En route I tried Dutch rolls. The aileron crispness I know from flying other Cirrus models was there. The G3 handles like a Cirrus, but I found myself doing a bit of death grip on the stick, I think because I was not used to a side stick and flying with my left hand.

Bergwall showed me how to adjust the trim for a smoother ride and cautioned me not to bust altitude because this little bird wanted to CLIMB. The latter might have something to do with the redesigned wing root fairings which, according to the engineers, are supposed to enhance climb performance.

A couple of turns were next. Typical Cirrus. The shape of the windscreen and cowling provide optimal visibility.

Cross-country navigation is where the Perspective really shines. When properly programmed, it is nearly impossible to get lost when you navigate using the Perspective. Rectangular pathway windows guide you along your course, be it en route or on approach. Terrain is also highlighted.

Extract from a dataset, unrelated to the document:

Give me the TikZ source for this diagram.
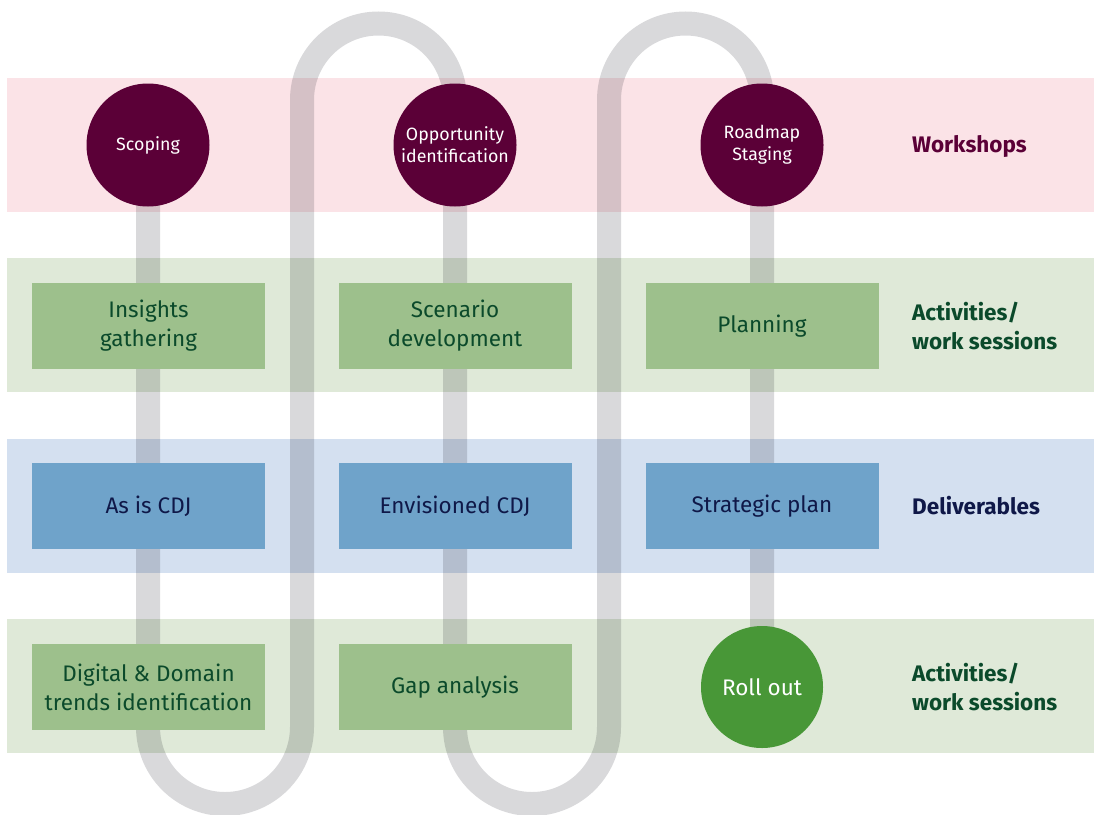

The Perspective also has a traffic awareness system that makes it easier to spot traffic on the Primary Flight Display and then locate it out the window to avoid potential conflicts.

The G3 was configured for landing and then we were told to go-around. That little go-around button sure comes in handy.

We headed back to San Jose. Bergwall cautioned me to slow the airplane down much sooner than I was used to to prepare for the approach. “You get there quicker than you think you will,” he said. It felt weird to have the Cirrus at a minimal power setting when we were still 10 miles out, but that’s what it took not to eat up the other airplanes in the pattern.

Bottom line: I can see the Cirrus G3 replacing many personally owned light twins. If you’re looking for an airplane that seems to be designed for single-pilot IFR, will lessen your work load and has flexibility when it comes to weather, this could be the one for you.

Cirrus has three versions of the G3 with varying degrees of luxury and aesthetics. Prices range from $380,650 to $530,100.